Towers for Tomorrow - Art Institute of Chicago's travelling exhibit on skyscrapers - Brief Article

Art in America, May, 2001 by Franz Schulze

To all appearances, it won't be long before the Petronas Towers are surpassed in height by one--most likely more than one--exceptionally lofty structure. The exhibition concentrates, almost obsessively, on the question of the world's tallest building, suggesting that technology virtually strives on its own for new solutions. This serves the PR agenda of nations, cities and individual clients (including even religious groups) furiously competing for a crown that seems to sit only temporarily on the head of each successive winner. In other words, there is a distinctly symbolic element in the flurry of tall buildings designed at the turn of this century. The Australian firm of Denton Corker Marshall has drawn up plans for a 1,820-foot tower in Melbourne, called the Grollo Tower by its rather immodest developer, Bruno Grollo, who speaks of it this way: "The Grollo Tower is the landmark Melbourne has needed for decades.... We have a seductively beautiful design, the world's most livable city desperately looking for an international landmark ... the technological skills, the confidence, and the vision to make it happen." Neither Grollo nor his backers, however, has yet come up with the requisite financing. In 1998, the Maharishi Mahesh Yogi, remembered by Beatles fans worldwide, envisioned a 144-floor, 2,222-foot-high building for Madhya Pradesh in India, to serve as the international center of Vedic learning. That endeavor proved to be more words than substance, a fate it shares with a number of other buildings covered in the exhibition. At the moment, the most startling work discussed in the catalogue (though not included in the show) is a Foster and Partners project called Millennium Tower, a behemoth whose 170 stories would rise 2,755 feet from an offshore site near Tokyo. That is almost twice the height of the Petronas Towers. It too will probably never be realized, but meanwhile the architects are using it as a kind of design laboratory in which various problems of outsized high-rise construction are being explored.

Any skyscraper that tall and meant for the Tokyo environs automatically raises the question of resistance to wind and earthquakes, an issue which a number of buildings in the exhibition have addressed. The Jin Mao Tower in Shanghai, designed by the Chicago office of Skidmore, Owings & Merrill and completed in 1999, contains an octagonal concrete core enclosed on four sides by pairs of "supercolumns," large-scale reinforced concrete piers connected to the core by outrigger trusses, that form a system meant to prevent the building's collapse.

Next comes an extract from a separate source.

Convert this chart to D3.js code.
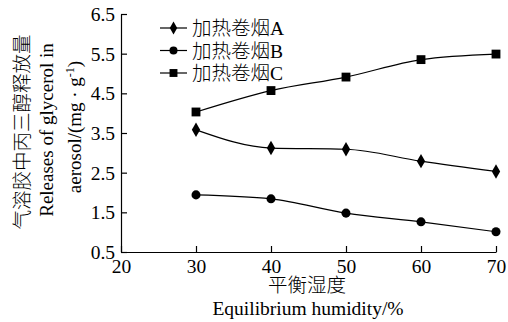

In Chicago's Park Tower (1999), by Lucien Lagrange and Associates, a 400-ton, steel-plated weight hung by a 32-foot cable in the highest stories, functions as a pendulum to offset the tendency of the building to sway in high winds. One of the most extraordinary projects, the Torre Mayor, scheduled to be finished in 2002 in Mexico City, confronts the challenge of achieving a height of 738 feet on ground notorious for its vigorous seismic activity. The exhibition catalogue describes the means employed by the architects, Zeidler Roberts Partnership of Toronto: "Torre Mayor has been designed to float, carefully balancing the above and below ground masses of the building components. The foundation of the tower is a combined pile-mat system, with piles that are connected by a reinforced concrete raft supporting the building's load on the hard layer of Mexico City's bedrock. To provide flexibility in the case of an earthquake, a system of pistons, three feet in diameter, placed at the intersection of the diagonal bracing along the perimeter of the tower, has been invented to simultaneously dampen the dynamic loads and maintain the integrity of the facade."